On the far edge of the meadow, where we can enjoy an unfiltered view of Mt. Juneau, Aki goes on alert. I can’t find anything among the stubby Douglas pines to merit her attention. Twice more during our walk across the meadow, the little poodle-mix will bark and stare into the woods. Twice more I will fail to spot anything worth barking at. I will hear a hawk whistle, see two bald eagles circle over our heads, and trace the track of a black bear made yesterday afternoon in softening snow.
Aki and I are back, drawn to the Mendenhall Lake for another chance to ski. Not wanting to press our luck with the lake ice, I lead the little dog on to the ski trail that meanders around a campground. The place is empty of other people and dogs. That might be explained by the fact that we are here on a weekday or because the classic ski trail is as slick as a luge run.
The little dog dashes after her other human who moves much faster than me on her skate skis. Aki’s strong herding instincts kicks in and she runs full out between her two humans as we do a circuit of the trail. When an opportunity to move onto the lake appears we leave the campground and slide into the freedom offered by the snow-covered beach.
I am standing on skis in the middle of the ice-covered Mendenhall Lake. Aki is several hundred meters away, trailing her other human as she skate skis toward the glacier. In a minute or so the little dog will break back and sprint to me. But for now I am alone, warm under the spring sun in a place so quiet I can hear my pulse beating a tattoo.

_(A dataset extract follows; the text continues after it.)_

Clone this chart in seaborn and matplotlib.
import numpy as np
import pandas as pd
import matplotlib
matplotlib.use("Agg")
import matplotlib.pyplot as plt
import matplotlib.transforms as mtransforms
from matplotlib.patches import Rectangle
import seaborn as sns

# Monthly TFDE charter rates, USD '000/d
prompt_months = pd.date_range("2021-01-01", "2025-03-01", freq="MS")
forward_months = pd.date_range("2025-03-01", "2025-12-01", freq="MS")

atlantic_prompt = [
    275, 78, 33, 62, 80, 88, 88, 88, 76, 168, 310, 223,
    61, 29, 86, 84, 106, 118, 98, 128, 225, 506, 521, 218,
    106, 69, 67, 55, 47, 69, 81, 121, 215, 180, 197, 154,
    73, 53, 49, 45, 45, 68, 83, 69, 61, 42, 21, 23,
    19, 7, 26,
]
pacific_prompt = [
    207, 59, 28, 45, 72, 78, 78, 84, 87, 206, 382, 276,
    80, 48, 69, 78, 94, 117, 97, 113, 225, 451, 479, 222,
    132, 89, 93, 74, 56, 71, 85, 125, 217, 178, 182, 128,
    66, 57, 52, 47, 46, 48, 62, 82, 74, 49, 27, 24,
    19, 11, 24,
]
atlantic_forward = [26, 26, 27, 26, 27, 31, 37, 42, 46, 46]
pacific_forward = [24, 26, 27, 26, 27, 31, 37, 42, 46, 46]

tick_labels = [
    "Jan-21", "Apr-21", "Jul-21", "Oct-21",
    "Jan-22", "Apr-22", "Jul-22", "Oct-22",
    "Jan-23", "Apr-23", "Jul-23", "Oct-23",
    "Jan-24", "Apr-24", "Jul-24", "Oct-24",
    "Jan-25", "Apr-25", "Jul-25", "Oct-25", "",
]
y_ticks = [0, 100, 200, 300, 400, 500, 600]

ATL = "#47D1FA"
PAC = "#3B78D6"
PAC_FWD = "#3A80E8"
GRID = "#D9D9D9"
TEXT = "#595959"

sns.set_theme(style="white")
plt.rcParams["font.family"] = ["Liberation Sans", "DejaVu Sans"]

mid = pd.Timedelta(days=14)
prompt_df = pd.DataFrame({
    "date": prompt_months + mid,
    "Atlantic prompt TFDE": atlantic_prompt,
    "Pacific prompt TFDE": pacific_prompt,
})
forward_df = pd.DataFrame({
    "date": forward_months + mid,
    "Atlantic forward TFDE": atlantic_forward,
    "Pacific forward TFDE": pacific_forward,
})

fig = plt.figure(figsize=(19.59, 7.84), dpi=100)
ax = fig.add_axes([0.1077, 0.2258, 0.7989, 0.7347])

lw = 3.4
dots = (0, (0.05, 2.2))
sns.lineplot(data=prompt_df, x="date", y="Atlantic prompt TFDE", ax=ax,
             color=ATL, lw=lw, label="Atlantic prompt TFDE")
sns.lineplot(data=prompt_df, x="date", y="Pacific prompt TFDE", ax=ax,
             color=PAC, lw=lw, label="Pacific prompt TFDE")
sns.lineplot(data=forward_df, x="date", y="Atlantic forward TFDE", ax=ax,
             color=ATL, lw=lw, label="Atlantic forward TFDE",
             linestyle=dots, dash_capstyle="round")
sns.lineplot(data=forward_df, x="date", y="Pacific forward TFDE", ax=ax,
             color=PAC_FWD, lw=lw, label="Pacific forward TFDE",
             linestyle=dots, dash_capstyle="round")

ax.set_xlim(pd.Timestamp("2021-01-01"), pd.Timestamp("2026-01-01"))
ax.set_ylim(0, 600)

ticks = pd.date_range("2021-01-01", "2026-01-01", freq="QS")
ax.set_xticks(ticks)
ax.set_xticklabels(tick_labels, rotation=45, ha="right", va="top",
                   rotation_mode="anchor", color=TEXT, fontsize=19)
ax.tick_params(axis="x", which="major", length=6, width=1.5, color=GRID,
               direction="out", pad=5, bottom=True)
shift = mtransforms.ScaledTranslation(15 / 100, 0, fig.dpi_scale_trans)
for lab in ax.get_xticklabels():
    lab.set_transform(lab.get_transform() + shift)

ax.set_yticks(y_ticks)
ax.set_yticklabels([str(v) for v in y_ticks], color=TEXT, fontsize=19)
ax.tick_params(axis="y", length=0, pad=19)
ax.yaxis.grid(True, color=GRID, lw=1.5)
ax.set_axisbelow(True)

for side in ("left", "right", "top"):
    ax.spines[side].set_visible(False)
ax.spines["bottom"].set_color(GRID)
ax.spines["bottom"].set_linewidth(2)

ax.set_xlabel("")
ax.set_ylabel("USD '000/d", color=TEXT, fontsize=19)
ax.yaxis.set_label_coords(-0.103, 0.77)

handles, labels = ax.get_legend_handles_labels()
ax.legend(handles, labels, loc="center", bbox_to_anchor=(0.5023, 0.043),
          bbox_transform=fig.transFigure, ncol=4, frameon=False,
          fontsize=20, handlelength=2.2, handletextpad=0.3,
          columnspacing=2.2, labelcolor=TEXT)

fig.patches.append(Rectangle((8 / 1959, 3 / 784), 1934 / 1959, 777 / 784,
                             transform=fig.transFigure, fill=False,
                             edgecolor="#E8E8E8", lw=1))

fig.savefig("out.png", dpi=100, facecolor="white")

Even in a small town like ours that has no industry but tourism moments of silent solitude are rare. They usually occur when bad weather keeps everyone else inside, or when the little dog and I are deep in the woods. Today, perhaps thanks to the concern of others about the safety of the ice, I am alone. It’s wise to keep off the ice after long sunny days and early-spring temperatures have weakened it. I didn’t walk onto the ice during yesterday’s walk with Aki due to worry about ice thickness. But it froze hard last night and the tracks of skiers laid down yesterday tempted me to give it a try.